[STATED GOAL] Starting at the line that contains "Write a Python" and stopping after the line that contains "import numpy as np", copy the lines exactly. Pictures are left out.

(Figure scripts)
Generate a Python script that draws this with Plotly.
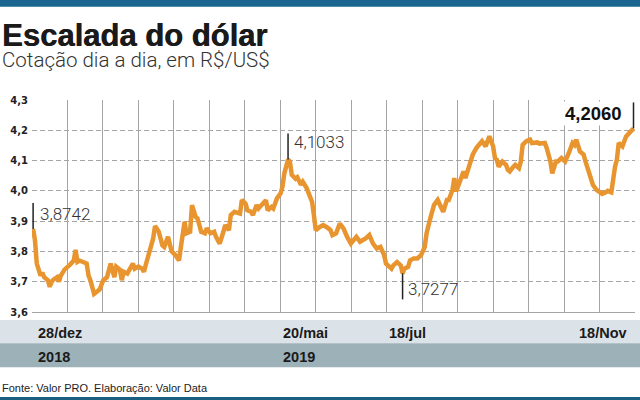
import plotly.graph_objects as go

# --- Dados: cotação R$/US$ (dias desde 28/dez/2018) ---
dias = [
    0, 1, 2, 4, 5, 6, 8, 9, 10, 11,
    13, 14, 15, 17, 20, 22, 23, 24, 25, 27,
    29, 30, 31, 33, 34, 36, 38, 40, 42, 44,
    45, 47, 48, 49, 51, 54, 55, 57, 59, 60,
    61, 63, 65, 66, 68, 70, 71, 73, 75, 77,
    79, 80, 82, 83, 85, 86, 88, 89, 91, 93,
    94, 96, 98, 99, 101, 103, 104, 106, 107, 109,
    111, 112, 113, 115, 116, 118, 119, 121, 122, 124,
    126, 127, 129, 130, 132, 134, 135, 136, 138, 139,
    140, 142, 143, 145, 146, 148, 150, 151, 152, 153,
    155, 157, 159, 161, 162, 164, 166, 168, 170, 172,
    175, 177, 180, 182, 184, 186, 188, 190, 191, 194,
    195, 197, 199, 200, 201, 203, 204, 206, 208, 210,
    212, 213, 215, 217, 219, 221, 222, 224, 225, 227,
    228, 229, 231, 233, 234, 236, 238, 240, 242, 243,
    245, 246, 247, 249, 250, 251, 252, 254, 256, 257,
    258, 260, 261, 263, 264, 265, 267, 269, 270, 273,
    274, 277, 278, 280, 281, 283, 284, 286, 288, 290,
    292, 293, 294, 296, 298, 299, 301, 302, 303, 305,
    307, 308, 310, 311, 313, 314, 315, 316, 317, 319,
    320, 321, 323, 325,
]
cotacao = [
    3.8742, 3.837, 3.76, 3.72, 3.73, 3.715, 3.705, 3.683, 3.70, 3.707,
    3.715, 3.70, 3.72, 3.74, 3.756, 3.77, 3.805, 3.766, 3.77, 3.766,
    3.76, 3.72, 3.705, 3.66, 3.666, 3.674, 3.705, 3.715, 3.76, 3.715,
    3.75, 3.74, 3.705, 3.733, 3.727, 3.76, 3.743, 3.75, 3.743, 3.733,
    3.756, 3.805, 3.843, 3.884, 3.865, 3.82, 3.815, 3.848, 3.80, 3.788,
    3.77, 3.815, 3.898, 3.86, 3.865, 3.953, 3.914, 3.909, 3.865, 3.86,
    3.876, 3.86, 3.865, 3.848, 3.826, 3.865, 3.887, 3.87, 3.92, 3.931,
    3.928, 3.925, 3.97, 3.958, 3.936, 3.931, 3.92, 3.953, 3.942, 3.958,
    3.969, 3.936, 3.947, 3.942, 3.975, 3.992, 4.014, 4.058, 4.1033, 4.097,
    4.053, 4.04, 4.045, 4.02, 4.03, 4.01, 3.975, 3.964, 3.92, 3.87,
    3.88, 3.887, 3.88, 3.87, 3.854, 3.86, 3.892, 3.876, 3.848, 3.826,
    3.848, 3.832, 3.843, 3.854, 3.826, 3.81, 3.815, 3.788, 3.76, 3.743,
    3.754, 3.765, 3.754, 3.7277, 3.743, 3.749, 3.77, 3.777, 3.777, 3.788,
    3.815, 3.86, 3.909, 3.953, 3.97, 3.942, 3.931, 3.97, 3.97, 4.003,
    4.042, 3.998, 4.036, 4.064, 4.042, 4.08, 4.12, 4.142, 4.158, 4.164,
    4.147, 4.169, 4.18, 4.147, 4.108, 4.103, 4.08, 4.097, 4.086, 4.069,
    4.064, 4.08, 4.086, 4.075, 4.097, 4.152, 4.164, 4.169, 4.158, 4.16,
    4.156, 4.158, 4.142, 4.097, 4.058, 4.097, 4.097, 4.108, 4.097, 4.125,
    4.158, 4.152, 4.169, 4.13, 4.12, 4.097, 4.053, 4.042, 4.02, 4.003,
    3.995, 3.99, 3.995, 4.0, 3.995, 4.042, 4.08, 4.103, 4.158, 4.147,
    4.164, 4.18, 4.193, 4.2060,
]
datas_rotulo = ["28/dez", "20/mai", "18/jul", "18/Nov"]
anos_rotulo = ["2018", "2019"]
yticks = [3.6, 3.7, 3.8, 3.9, 4.0, 4.1, 4.2, 4.3]

# --- Layout ---
W, H = 640, 400
ML, MR, MT, MB = 32, 5, 100, 88
LARANJA = "#e8952f"
LEVE = "Roboto, Liberation Sans, sans-serif"
SANS = "Liberation Sans, Arial, sans-serif"


def px(xp):
    return (xp - ML) / (W - ML - MR)


def py(yp):
    return (H - MB - yp) / (H - MT - MB)


def br(v):
    return f"{v:.4f}".replace(".", ",")


fig = go.Figure()
fig.add_trace(go.Scatter(
    x=dias, y=cotacao, mode="lines",
    line=dict(color=LARANJA, width=4.5),
    hoverinfo="skip", showlegend=False,
))

i_max = cotacao.index(max(cotacao[:100]))
i_min = cotacao.index(min(cotacao[100:]))
destaques = [
    (0, 1, dict(xanchor="left", xshift=5, yshift=15), False),
    (i_max, 1, dict(xanchor="left", xshift=4, yshift=18), False),
    (i_min, -1, dict(xanchor="left", xshift=3, yshift=-16), False),
    (len(cotacao) - 1, 1, dict(xanchor="right", xshift=-10, yshift=15), True),
]

shapes = []
annotations = []
for i, sentido, pos, negrito in destaques:
    x, v = dias[i], cotacao[i]
    shapes.append(dict(type="line", xref="x", yref="y", x0=x, x1=x,
                       y0=v, y1=v + sentido * 0.086,
                       line=dict(color="#222", width=1.5)))
    annotations.append(dict(
        x=x, y=v, xref="x", yref="y", text=br(v), showarrow=False,
        yanchor="middle", bgcolor="white" if negrito else None, borderpad=1,
        font=dict(family=SANS if negrito else LEVE, size=18.5 if negrito else 17,
                  color="#111" if negrito else "#333",
                  weight="bold" if negrito else 300),
        **pos,
    ))

# faixas inferiores e barras azuis
shapes += [
    dict(type="rect", xref="paper", yref="paper", x0=px(0), x1=px(W),
         y0=py(320), y1=py(343.3), fillcolor="#dce3e8", line_width=0, layer="below"),
    dict(type="rect", xref="paper", yref="paper", x0=px(0), x1=px(W),
         y0=py(343.3), y1=py(367.3), fillcolor="#9db1b9", line_width=0, layer="below"),
    dict(type="rect", xref="paper", yref="paper", x0=px(0), x1=px(W),
         y0=py(0), y1=py(6.7), fillcolor="#1b6690", line_width=0),
    dict(type="rect", xref="paper", yref="paper", x0=px(0), x1=px(W),
         y0=py(397), y1=py(400), fillcolor="#1b5f80", line_width=0),
]

rotulo_font = dict(family=SANS, size=14.5, color="#1a1a1a", weight="bold")
for txt, xp, anc in zip(datas_rotulo, [36, 281, 387, 629], ["left", "left", "left", "right"]):
    annotations.append(dict(x=px(xp), y=py(332.5), xref="paper", yref="paper", text=txt,
                            showarrow=False, xanchor=anc, yanchor="middle", font=rotulo_font))
for txt, xp in zip(anos_rotulo, [36, 281]):
    annotations.append(dict(x=px(xp), y=py(356.5), xref="paper", yref="paper", text=txt,
                            showarrow=False, xanchor="left", yanchor="middle", font=rotulo_font))

annotations += [
    dict(x=px(0), y=py(35), xref="paper", yref="paper", text="Escalada do dólar",
         showarrow=False, xanchor="left", yanchor="middle",
         font=dict(family=SANS, size=31, color="#1a1a1a", weight="bold",
                   shadow="0.6px 0 0 #1a1a1a")),
    dict(x=px(0), y=py(60), xref="paper", yref="paper", text="Cotação dia a dia, em R$/US$",
         showarrow=False, xanchor="left", yanchor="middle",
         font=dict(family=LEVE, size=20.5, color="#333", weight=300)),
    dict(x=px(0), y=py(387.5), xref="paper", yref="paper",
         text="Fonte: Valor PRO. Elaboração: Valor Data",
         showarrow=False, xanchor="left", yanchor="middle",
         font=dict(family=SANS, size=11, color="#222")),
]

x0 = -0.6
passo = 19.2
fig.update_layout(
    width=W, height=H,
    margin=dict(l=ML, r=MR, t=MT, b=MB, pad=0),
    paper_bgcolor="white", plot_bgcolor="white",
    separators=",.",
    shapes=shapes, annotations=annotations,
    xaxis=dict(range=[x0, x0 + 17 * passo + 0.01], tick0=x0, dtick=passo,
               showticklabels=False, ticks="", showgrid=True,
               gridcolor="#a5a5a5", gridwidth=1.2, zeroline=False,
               showline=True, linecolor="#a5a5a5", linewidth=1.2),
    yaxis=dict(range=[3.6, 4.3], tickvals=yticks, tickformat=".1f",
               ticks="", ticklabelstandoff=3, showgrid=True,
               gridcolor="#a5a5a5", gridwidth=1, griddash="5px,3px", zeroline=False,
               tickfont=dict(family="DejaVu Sans", size=10, color="#222", weight="bold")),
)

# a página padrão tem margem de 8px no body; zera para o gráfico ocupar a janela toda
fig.write_html("out.html", config={"displayModeBar": False},
               post_script="document.body.style.margin='0';")
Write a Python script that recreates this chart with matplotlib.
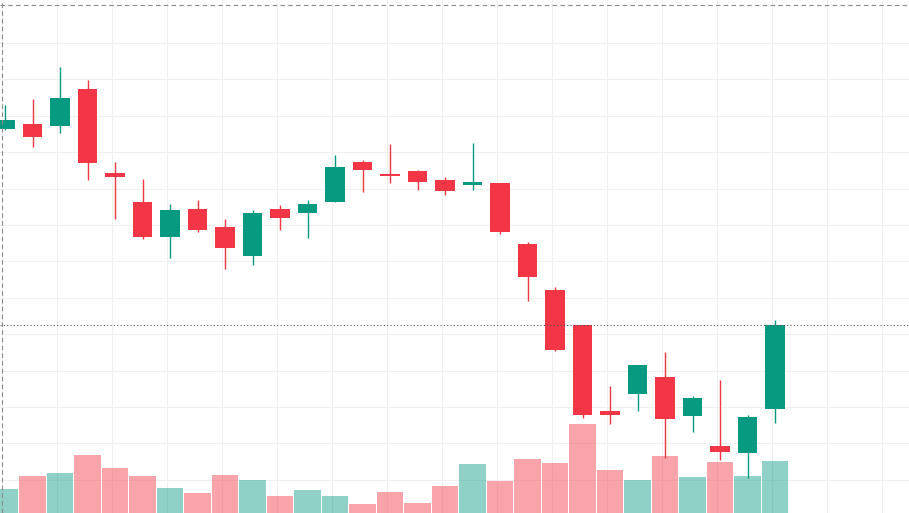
import matplotlib
matplotlib.use("Agg")
import matplotlib.pyplot as plt
import numpy as np

H = 513
opens  = [H-129,H-124,H-126,H-89,H-173,H-202,H-237,H-209,H-227,H-256,H-209,H-213,H-202,H-162,H-174,H-171,H-180,H-185,H-183,H-244,H-290,H-325,H-411,H-394,H-377,H-416,H-446,H-453,H-409]
closes = [H-120,H-137,H-98,H-163,H-177,H-237,H-210,H-230,H-248,H-213,H-218,H-204,H-167,H-170,H-176,H-182,H-191,H-182,H-232,H-277,H-350,H-415,H-415,H-365,H-419,H-398,H-452,H-417,H-325]
highs  = [H-105,H-99,H-67,H-80,H-162,H-179,H-204,H-200,H-219,H-210,H-205,H-200,H-155,H-160,H-144,H-170,H-177,H-143,H-183,H-242,H-287,H-325,H-386,H-365,H-352,H-396,H-380,H-415,H-320]
lows   = [H-130,H-147,H-133,H-180,H-219,H-239,H-258,H-232,H-269,H-265,H-230,H-238,H-202,H-192,H-183,H-190,H-195,H-190,H-234,H-301,H-351,H-418,H-424,H-411,H-458,H-432,H-460,H-478,H-423]
volumes = [H-489,H-476,H-473,H-455,H-468,H-476,H-488,H-493,H-475,H-480,H-496,H-490,H-496,H-504,H-492,H-503,H-486,H-464,H-481,H-459,H-463,H-424,H-470,H-480,H-456,H-477,H-462,H-476,H-461]

GREEN = "#089981"; RED = "#F23645"
fig = plt.figure(figsize=(9.09, 5.13), dpi=100)
ax = fig.add_axes([0, 0, 1, 1])
sp = 27.5
xmin = -5/sp
ax.set_xlim(xmin, xmin + 909/sp)
ax.set_ylim(0, H)
for s in ax.spines.values():
    s.set_visible(False)
ax.set_xticks([]); ax.set_yticks([])

for gy in np.arange(H-43, 0, -36.4):
    ax.axhline(gy, color="#f0f0f0", lw=0.8, zorder=0)
for gx in np.arange(-0.1, 33, 2):
    ax.axvline(gx, color="#f0f0f0", lw=0.8, zorder=0)

x = np.arange(len(opens))
for i in x:
    o, c, h, l, v = opens[i], closes[i], highs[i], lows[i], volumes[i]
    col = GREEN if c >= o else RED
    ax.bar(i, v, width=0.95, bottom=0, color=col, alpha=0.45, zorder=1, lw=0)
    ax.vlines(i, l, h, color=col, lw=1, zorder=2)
    ax.bar(i, max(abs(c-o), 1.5), width=0.72, bottom=min(o, c), color=col, zorder=3, lw=0)

ax.axhline(closes[-1], color="#555555", lw=0.8, ls=(0, (1, 2)), zorder=4)
ax.axhline(H-5, color="#888888", lw=0.8, ls=(0, (4, 3)), zorder=4)
ax.axvline(xmin + 2/sp, color="#888888", lw=0.8, ls=(0, (4, 3)), zorder=4)
fig.savefig("out.png", dpi=100)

[TASK ANSWER]
Write a Python script that recreates this chart with matplotlib.
import matplotlib
matplotlib.use("Agg")
import matplotlib.pyplot as plt
import numpy as np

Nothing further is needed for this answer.